Starting at the first line of the data, print each line verbatim up to and including the line bearing "(0,0) rectangle (1176,1651);", omitting pictures.

* BEGIN *

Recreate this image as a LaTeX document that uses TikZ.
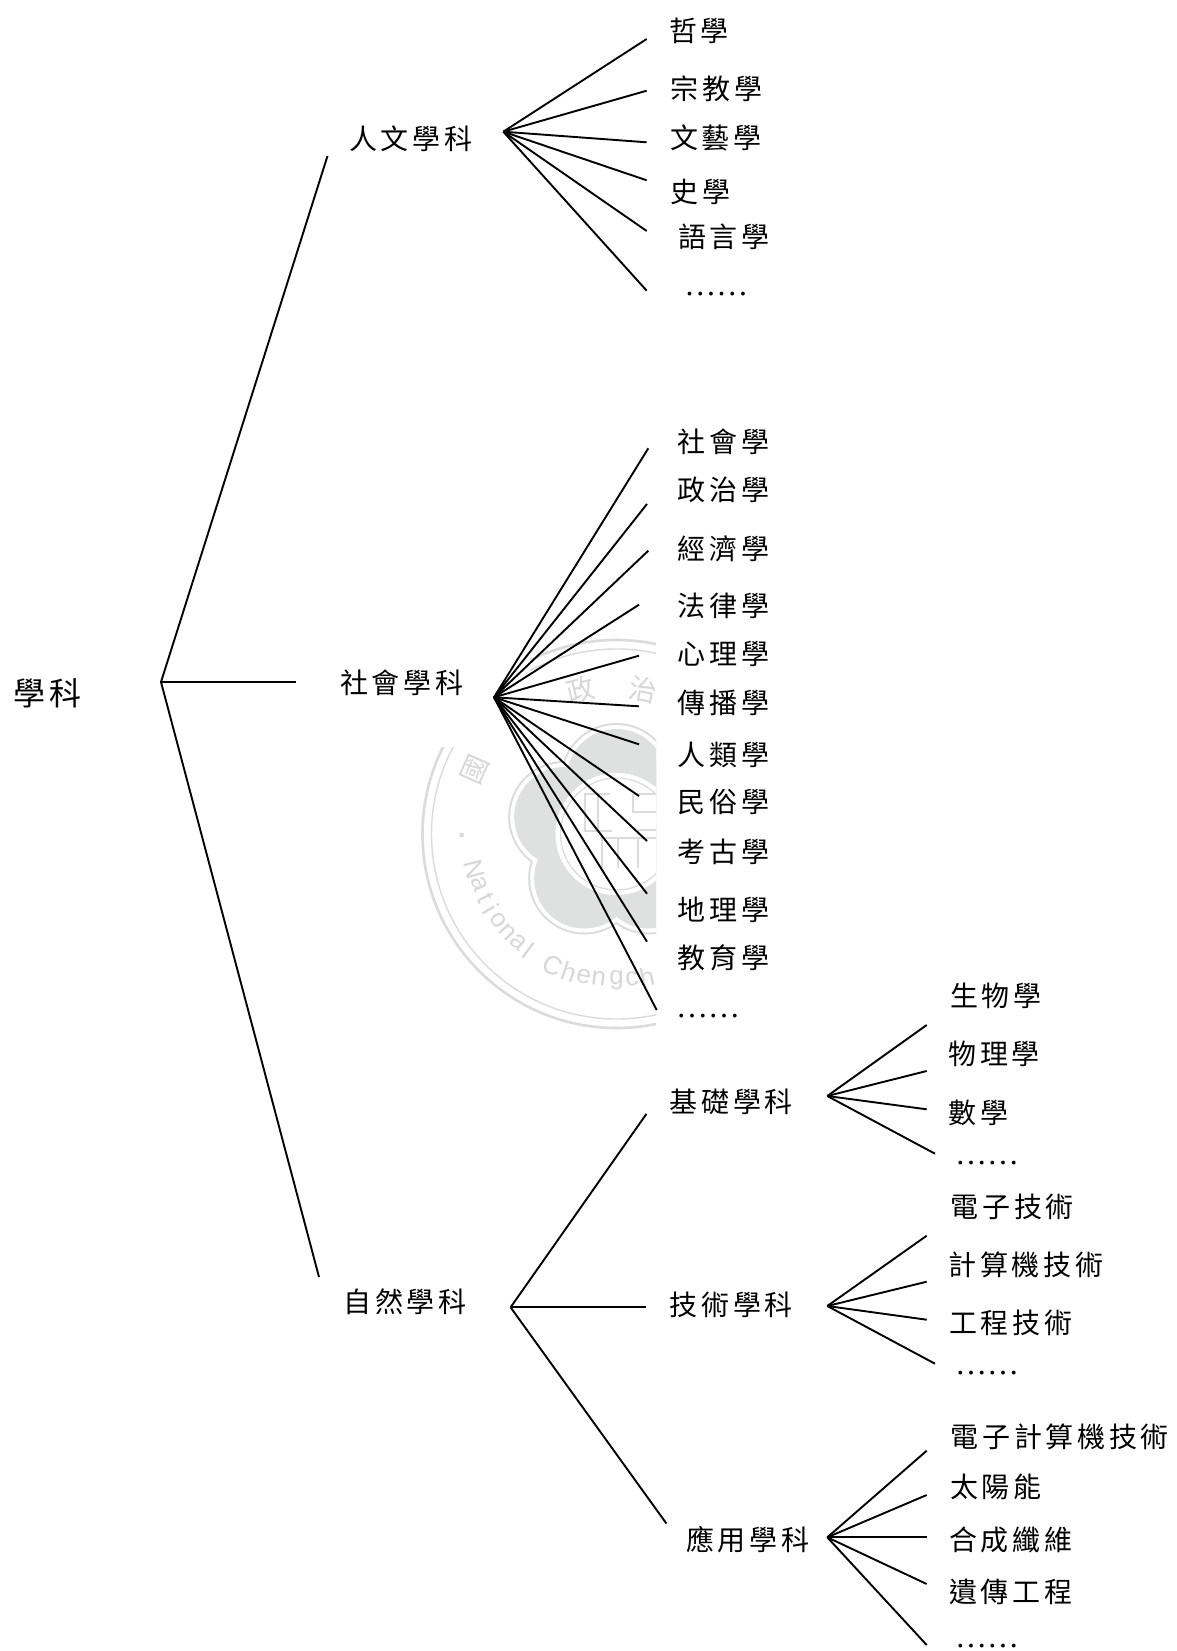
\documentclass[tikz,border=0pt]{standalone}
\usepackage{fontspec}
\usetikzlibrary{calc}
\setmainfont{Liberation Serif}
\newfontfamily\cjkfont[LetterSpace=13]{Noto Sans CJK TC}
\newfontfamily\wmfont{Noto Sans CJK TC}
\newfontfamily\wmlatin{Liberation Sans}
\newfontfamily\dotfont{Liberation Serif}
\definecolor{wmring}{HTML}{DADCDB}
\definecolor{wmfill}{HTML}{DFE1E0}
\definecolor{wmtext}{HTML}{D6D8D7}
\tikzset{
  conn/.style={line width=1.9pt,black,line cap=butt},
  lab/.style={anchor=west,inner sep=0pt,yshift=-1pt,font=\cjkfont\fontsize{28}{32}\selectfont},
  rootlab/.style={anchor=west,inner sep=0pt,font=\cjkfont\fontsize{32}{36}\selectfont},
  dotslab/.style={anchor=base west,inner sep=0pt,text depth=0pt,font=\dotfont\fontsize{32}{36}\selectfont},
  wmletter/.style={inner sep=0pt,text=wmtext,font=\wmlatin\fontsize{26}{30}\selectfont},
  wmhan/.style={inner sep=0pt,text=wmtext,font=\wmfont\fontsize{28}{30}\selectfont}
}
\begin{document}
\begin{tikzpicture}[x=1pt,y=-1pt]
\path[use as bounding box,fill=white] (0,0) rectangle (1176,1651);

% watermark
\begin{scope}
\clip (400,630) rectangle (656,1040);
\draw[wmring,line width=2.6pt] (616.5,834) circle (194);
\draw[wmring,line width=1.4pt] (616.5,834) circle (185);
\foreach \a/\r in {90/56,162/56,234/56,306/56,18/56}{
  \fill[wmring] ($(616.5,834)+(\a:55 and -55)$) circle (\r);
}
\foreach \a/\r in {90/54,162/54,234/54,306/54,18/54}{
  \fill[white] ($(616.5,834)+(\a:55 and -55)$) circle (\r);
}
\foreach \a/\r in {90/50,162/50,234/50,306/50,18/50}{
  \fill[wmfill] ($(616.5,834)+(\a:55 and -55)$) circle (\r);
}
\fill[white] (616.5,834) circle (61);
\draw[wmring,line width=1.2pt] (616.5,834) circle (56);
\draw[wmring,line width=2.4pt] (610,794) -- (585,794) -- (585,831) -- (612,831)
  (598,794) -- (598,831)
  (633,794) -- (656,794) (633,794) -- (633,812) -- (656,812) (638,830) -- (656,830)
  (600,838) -- (656,838)
  (602,838) -- (602,868) (618,838) -- (618,868) (638,838) -- (638,868);
\foreach \c/\a in {N/194,a/200,t/206,i/211,o/216,n/222,a/228,l/233,
  C/244,h/251,e/257,n/263,g/270,c/276,h/282}{
  \pgfmathsetmacro{\rot}{\a-270}
  \node[wmletter,rotate=\rot] at ($(616.5,834)+(\a:146 and -146)$) {\c};
}
\fill[wmring] (461.7,835) circle (2.5);
\node[wmhan,rotate=66] (wmguo) at (475,770) {國};
\node[wmhan,rotate=14] (wmzheng) at (581,690) {政};
\node[wmhan,rotate=-11] (wmzhi) at (643,690) {治};
\end{scope}
\fill[white] (400,630) rectangle (530,700);
\fill[white] (400,700) rectangle (490,747);

% level 0
\node[rootlab] (root) at (13.3,693) {學科};
\coordinate (j0) at (161,682);
\node[lab] (hum) at (349,138) {人文學科};
\node[lab] (soc) at (340,682) {社會學科};
\node[lab] (nat) at (343.3,1300.7) {自然學科};
\coordinate (e0a) at (327.5,156);
\coordinate (e0b) at (296,682);
\coordinate (e0c) at (319,1277);
\draw[conn] (j0) -- (e0a);
\draw[conn] (j0) -- (e0b);
\draw[conn] (j0) -- (e0c);

% humanities
\coordinate (jh) at (503.3,131.7);
\node[lab] (h1) at (669,30) {哲學};
\node[lab] (h2) at (670.7,87.5) {宗教學};
\node[lab] (h3) at (670,137) {文藝學};
\node[lab] (h4) at (670.7,191) {史學};
\node[lab] (h5) at (678,236) {語言學};
\node[dotslab] (h6) at (684.2,295) {……};
\coordinate (eh1) at (646.7,39);
\coordinate (eh2) at (646.7,90.7);
\coordinate (eh3) at (646.7,142.3);
\coordinate (eh4) at (646.7,180.3);
\coordinate (eh5) at (646.7,231);
\coordinate (eh6) at (646.7,290.7);
\foreach \i in {1,...,6}{\draw[conn] (jh) -- (eh\i);}

% social
\coordinate (js) at (494,697.3);
\node[lab] (s1) at (677.7,440.7) {社會學};
\node[lab] (s2) at (677.7,489.3) {政治學};
\node[lab] (s3) at (677.7,548) {經濟學};
\node[lab] (s4) at (677.7,604.7) {法律學};
\node[lab] (s5) at (677.7,652.5) {心理學};
\node[lab] (s6) at (677.7,702) {傳播學};
\node[lab] (s7) at (677.7,754) {人類學};
\node[lab] (s8) at (677.7,800.7) {民俗學};
\node[lab] (s9) at (677.7,850.8) {考古學};
\node[lab] (s10) at (677.7,909) {地理學};
\node[lab] (s11) at (677.7,957) {教育學};
\node[dotslab] (s12) at (675.8,1017) {……};
\coordinate (es1) at (648.3,448.3);
\coordinate (es2) at (647,504);
\coordinate (es3) at (648.3,550.7);
\coordinate (es4) at (639,604.7);
\coordinate (es5) at (639,655.7);
\coordinate (es6) at (639,706.3);
\coordinate (es7) at (639,744.3);
\coordinate (es8) at (639,796);
\coordinate (es9) at (647,841);
\coordinate (es10) at (647,893.7);
\coordinate (es11) at (647,941.7);
\coordinate (es12) at (656.7,1010);
\foreach \i in {1,...,12}{\draw[conn] (js) -- (es\i);}

% natural
\coordinate (jn) at (510.6,1307.3);
\node[lab] (n1) at (669.6,1101) {基礎學科};
\node[lab] (n2) at (669.6,1303.5) {技術學科};
\node[lab] (n3) at (686,1539) {應用學科};
\coordinate (en1) at (646.4,1113.9);
\coordinate (en2) at (646.4,1307.3);
\coordinate (en3) at (666.4,1523.5);
\foreach \i in {1,2,3}{\draw[conn] (jn) -- (en\i);}

% basic
\coordinate (jb) at (827.3,1096);
\node[lab] (b1) at (950,995) {生物學};
\node[lab] (b2) at (948.3,1053.3) {物理學};
\node[lab] (b3) at (948.3,1111.7) {數學};
\node[dotslab] (b4) at (954.8,1164.7) {……};
\coordinate (eb1) at (926.7,1025);
\coordinate (eb2) at (926.7,1071);
\coordinate (eb3) at (926.7,1109.3);
\coordinate (eb4) at (935,1153.7);
\foreach \i in {1,...,4}{\draw[conn] (jb) -- (eb\i);}

% technical
\coordinate (jt) at (827.3,1306);
\node[lab] (t1) at (950.7,1206) {電子技術};
\node[lab] (t2) at (948.3,1264) {計算機技術};
\node[lab] (t3) at (949,1322.3) {工程技術};
\node[dotslab] (t4) at (954.8,1374.7) {……};
\coordinate (et1) at (926.7,1235.7);
\coordinate (et2) at (926.7,1281.7);
\coordinate (et3) at (926.7,1319.7);
\coordinate (et4) at (935,1363.7);
\foreach \i in {1,...,4}{\draw[conn] (jt) -- (et\i);}

% applied
\coordinate (ja) at (827.3,1537.3);
\node[lab] (a1) at (950.7,1436) {電子計算機技術};
\node[lab] (a2) at (950,1486) {太陽能};
\node[lab] (a3) at (949,1539) {合成纖維};
\node[lab] (a4) at (949,1590.7) {遺傳工程};
\node[dotslab] (a5) at (954.8,1647) {……};
\coordinate (ea1) at (926.7,1450.7);
\coordinate (ea2) at (926.7,1495);
\coordinate (ea3) at (926.7,1537.3);
\coordinate (ea4) at (926.7,1584);
\coordinate (ea5) at (926.7,1645);
\foreach \i in {1,...,5}{\draw[conn] (ja) -- (ea\i);}
\end{tikzpicture}
\end{document}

* END *

• [Correct response]
Recreate this image as a LaTeX document that uses TikZ.
\documentclass[tikz,border=0pt]{standalone}
\usepackage{fontspec}
\usetikzlibrary{calc}
\setmainfont{Liberation Serif}
\newfontfamily\cjkfont[LetterSpace=13]{Noto Sans CJK TC}
\newfontfamily\wmfont{Noto Sans CJK TC}
\newfontfamily\wmlatin{Liberation Sans}
\newfontfamily\dotfont{Liberation Serif}
\definecolor{wmring}{HTML}{DADCDB}
\definecolor{wmfill}{HTML}{DFE1E0}
\definecolor{wmtext}{HTML}{D6D8D7}
\tikzset{
  conn/.style={line width=1.9pt,black,line cap=butt},
  lab/.style={anchor=west,inner sep=0pt,yshift=-1pt,font=\cjkfont\fontsize{28}{32}\selectfont},
  rootlab/.style={anchor=west,inner sep=0pt,font=\cjkfont\fontsize{32}{36}\selectfont},
  dotslab/.style={anchor=base west,inner sep=0pt,text depth=0pt,font=\dotfont\fontsize{32}{36}\selectfont},
  wmletter/.style={inner sep=0pt,text=wmtext,font=\wmlatin\fontsize{26}{30}\selectfont},
  wmhan/.style={inner sep=0pt,text=wmtext,font=\wmfont\fontsize{28}{30}\selectfont}
}
\begin{document}
\begin{tikzpicture}[x=1pt,y=-1pt]
\path[use as bounding box,fill=white] (0,0) rectangle (1176,1651);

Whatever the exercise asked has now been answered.